“The double jeopardy of being black and female in a racist and sexist society may well make one less afraid of the sanctions against success. A non-subservient black woman is by definition a transgressive-she is the ultimate outsider. But political activism, with its infusion of a purpose higher than oneself, and the steeling effect of having had to break most of the rules in a society desperately in need of transformation, have added an important depth to my adult life.”ーMamphela Ramphele, A Life
Dr. Mamphele Ramphele is a #womenpioneers, one of the first few females and black medical doctors in South Africa, an anthropologist, an author and lifelong community activist, as a student, anti-apartheid leader, community health practitioner, and a reformist political leader. In the first chapter of the book, she started by telling about her roots, where she came from, grew up in rural SA and her parents as both teachers. I began to engage with the book when she started to tell her struggling to pursue medical school, giving the circumstances that being in a middle class family, being a woman, and black. But grit and perseverance brought her all the way up. And right then around the late 1960s, with Stephen Biko and several other, Dr.Ramphele were the founding members of the Black Consciousness Movement, the powerful SA strand of the struggle for freedom of oppressed peoples of color. This book is well documented of a history of SA Apartheid, pre, during and post events. From the 1970s, the development phase under the Black Consciousness Movement. The 1980s brought in the season of development. And the 1990s, the era of transformation and nation building. All crystal clear outlined by the iron woman who fought in the front line. I had learn so many historic moments and so many important names of the SA Apartheid history.

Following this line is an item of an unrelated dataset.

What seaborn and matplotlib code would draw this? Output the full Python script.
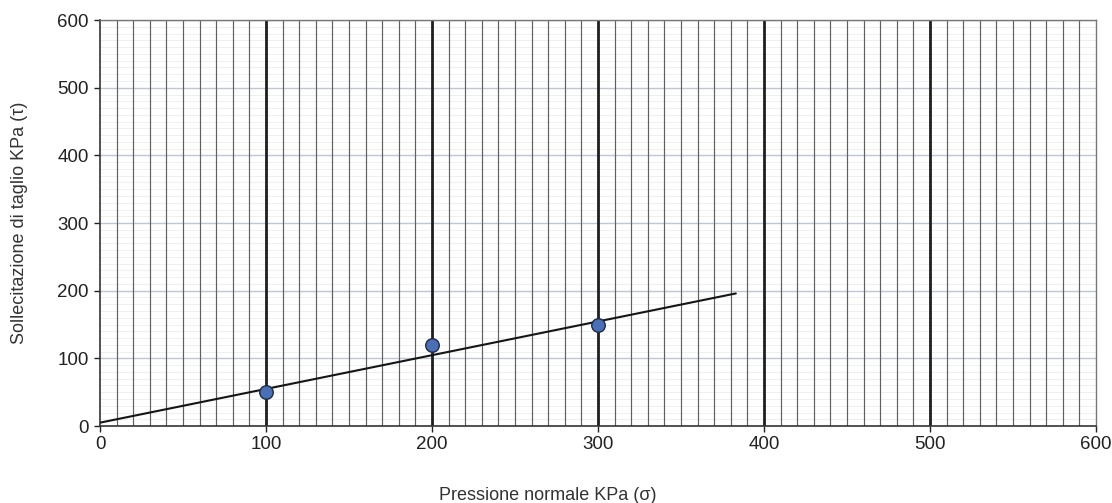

One of the important element of this book was also the portrayal of a rough life of a career woman. I really appreciate that Dr.Ramphele shared such an intimate details about her love triangle affair with Steve Biko, difficult relationship and two bitter divorces. She’s utterly vulnerable and honest.Also the details of the apartheid driven government, the banning of her, Biko and many other members that caused lives. While trying to attempt her medical practice, created community clinic to support the poors, being a crucial role in anti-aparthied, she also begin her life as a wife and a mother. This is probably my most favorite part of this book. I truly love her audacity to have challenged a patriarchal society which has no regard for people of color and women.
That said, I am not necessary agree with everything she writes but I do have much respect for her ambition, her contribution to the society and as a woman role model.